The Spanish–American War Memorial (also known as Memorial to National Auxiliary United Spanish War Veterans, or simply Memorial to Spanish War Veterans) is a 1937 memorial commemorating veterans of the Spanish–American War, installed in Columbus, Ohio's Battelle Riverfront Park, in the United States.

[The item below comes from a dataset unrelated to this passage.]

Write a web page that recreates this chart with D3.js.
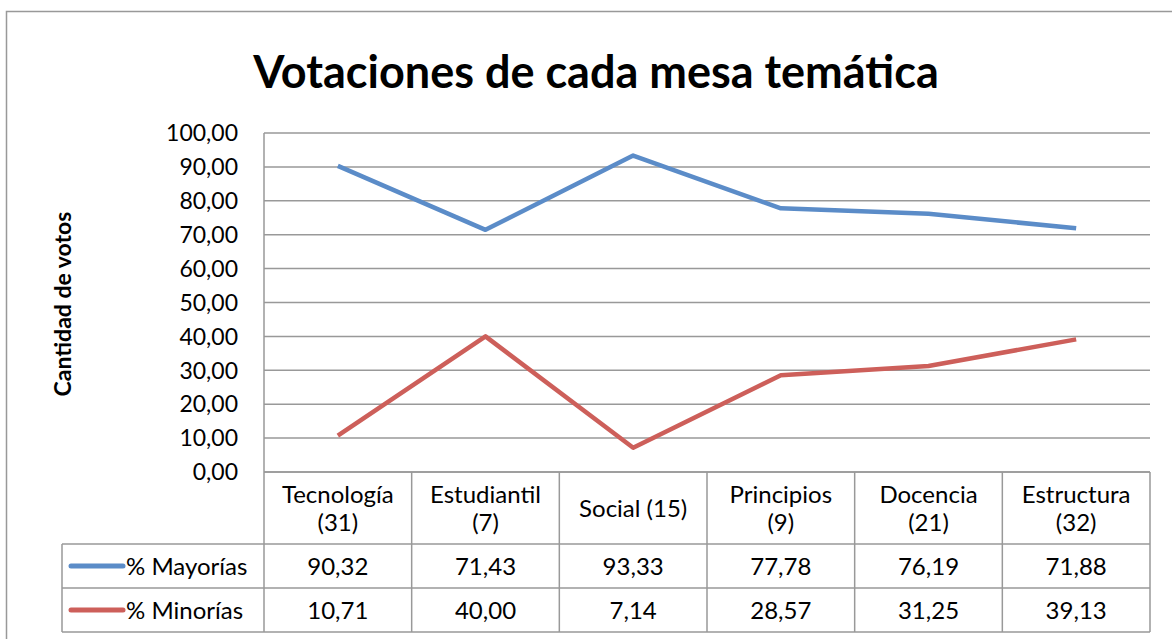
<!DOCTYPE html>
<html>
<head>
<meta charset="utf-8">
<script src="https://d3js.org/d3.v7.min.js"></script>
<style>
  body { margin: 0; background: #fff; }
  svg text { font-family: Lato, "Open Sans", sans-serif; fill: #000; }
</style>
</head>
<body>
<svg id="chart" width="1172" height="639"></svg>
<script>
// chart data
const categories = [["Tecnología", "(31)"], ["Estudiantil", "(7)"], ["Social (15)"], ["Principios", "(9)"], ["Docencia", "(21)"], ["Estructura", "(32)"]];
const seriesNames = ["% Mayorías", "% Minorías"];
const mayorias = [90.32, 71.43, 93.33, 77.78, 76.19, 71.88];
const minorias = [10.71, 40.00, 7.14, 28.57, 31.25, 39.13];
const yTicks = [0, 10, 20, 30, 40, 50, 60, 70, 80, 90, 100];
const colors = ["#5B8CC8", "#CD5F5A"];

const svg = d3.select("#chart");
const fmt = v => d3.format(".2f")(v).replace(".", ",");

const plotLeft = 264, plotRight = 1150, plotTop = 133, plotBottom = 472;
const legendLeft = 62;
const rowBottoms = [544, 588, 632];

// outer frame
svg.append("rect")
    .attr("x", 6.5).attr("y", 11.5)
    .attr("width", 1200).attr("height", 700)
    .attr("fill", "none").attr("stroke", "#999").attr("stroke-width", 1.5);

// title
svg.append("text")
    .attr("x", 596).attr("y", 88)
    .attr("text-anchor", "middle")
    .style("font-size", "45px").style("font-weight", "bold")
    .text("Votaciones de cada mesa temática");

const x = d3.scaleBand().domain(d3.range(categories.length)).range([plotLeft, plotRight]);
const y = d3.scaleLinear().domain([0, 100]).range([plotBottom, plotTop]);

// gridlines
svg.append("g").selectAll("line")
    .data(yTicks).enter().append("line")
    .attr("x1", plotLeft).attr("x2", plotRight)
    .attr("y1", d => y(d)).attr("y2", d => y(d))
    .attr("stroke", "#999").attr("stroke-width", 1.5);

svg.append("line")
    .attr("x1", plotLeft).attr("x2", plotLeft)
    .attr("y1", plotTop).attr("y2", plotBottom)
    .attr("stroke", "#999").attr("stroke-width", 1.5);

// y tick labels
svg.append("g").selectAll("text")
    .data(yTicks).enter().append("text")
    .attr("x", 238).attr("y", d => y(d))
    .attr("dy", "0.36em")
    .attr("text-anchor", "end")
    .style("font-size", "23px")
    .text(d => fmt(d));

// y axis title
svg.append("text")
    .attr("transform", "translate(71,304) rotate(-90)")
    .attr("text-anchor", "middle")
    .style("font-size", "23px").style("font-weight", "bold")
    .text("Cantidad de votos");

// lines
const line = d3.line()
    .x((d, i) => x(i) + x.bandwidth() / 2)
    .y(d => y(d));

[mayorias, minorias].forEach((s, k) => {
    svg.append("path")
        .datum(s)
        .attr("d", line)
        .attr("fill", "none")
        .attr("stroke", colors[k])
        .attr("stroke-width", 4.5)
        .attr("stroke-linejoin", "round");
});

// data table
const tbl = svg.append("g");
const gridStroke = "#999";

// horizontal lines of table
tbl.append("line").attr("x1", plotLeft).attr("x2", plotRight).attr("y1", plotBottom).attr("y2", plotBottom)
    .attr("stroke", gridStroke).attr("stroke-width", 1.5);
rowBottoms.forEach(yy => {
    tbl.append("line").attr("x1", legendLeft).attr("x2", plotRight).attr("y1", yy).attr("y2", yy)
        .attr("stroke", gridStroke).attr("stroke-width", 1.5);
});
// vertical lines
d3.range(categories.length + 1).forEach(i => {
    const xx = i < categories.length ? x(i) : plotRight;
    tbl.append("line").attr("x1", xx).attr("x2", xx)
        .attr("y1", plotBottom).attr("y2", rowBottoms[2])
        .attr("stroke", gridStroke).attr("stroke-width", 1.5);
});
tbl.append("line").attr("x1", legendLeft).attr("x2", legendLeft)
    .attr("y1", rowBottoms[0]).attr("y2", rowBottoms[2])
    .attr("stroke", gridStroke).attr("stroke-width", 1.5);

// category labels
categories.forEach((c, i) => {
    const cx = x(i) + x.bandwidth() / 2;
    const mid = (plotBottom + rowBottoms[0]) / 2;
    const t = tbl.append("text")
        .attr("x", cx)
        .attr("text-anchor", "middle")
        .style("font-size", "24px");
    c.forEach((part, j) => {
        t.append("tspan")
            .attr("x", cx)
            .attr("y", mid + (j - (c.length - 1) / 2) * 28)
            .attr("dy", "0.36em")
            .text(part);
    });
});

// series rows
[mayorias, minorias].forEach((s, k) => {
    const rowMid = (rowBottoms[k] + rowBottoms[k + 1]) / 2;
    tbl.append("line")
        .attr("x1", 71).attr("x2", 123)
        .attr("y1", rowMid).attr("y2", rowMid)
        .attr("stroke", colors[k]).attr("stroke-width", 5)
        .attr("stroke-linecap", "round");
    tbl.append("text")
        .attr("x", 126).attr("y", rowMid).attr("dy", "0.36em")
        .style("font-size", "24px")
        .text(seriesNames[k]);
    s.forEach((v, i) => {
        tbl.append("text")
            .attr("x", x(i) + x.bandwidth() / 2)
            .attr("y", rowMid).attr("dy", "0.36em")
            .attr("text-anchor", "middle")
            .style("font-size", "24px")
            .text(fmt(v));
    });
});
</script>
</body>
</html>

==Description and history==
The memorial, dedicated in August 1937, features a bronze relief plaque depicting a soldier holding a rifle. The plaque measures approximately 48.5 x 22 x 19 inches. One inscription reads: "YOU TRIUMPHED OVER OBSTACLES / WHICH WOULD HAVE OVERCOME MEN / LESS BRAVE AND DETERMINED" / PRESIDENT McKINLEY". Another reads, "THE HIKER'98", and one along the bottom of the plaque reads: "PRESENTED BY THE / NATIONAL AUXILIARY UNITED SPANISH WAR VETERANS / 54TH ANNUAL CONVENTION / AUGUST 22–26, 1937 / COPYRIGHTED N.A., V.S.W.V.". The plaque is one a stone base that measures approximately 17 x 27.5 x 29 inches.

The monument was presented to the city of Columbus by the National Auxiliary. It was installed outside Columbus City Hall, and was relocated to Battelle Riverfront Park in 1937. The memorial was surveyed by the Smithsonian Institution's "Save Outdoor Sculpture!" program in 1992.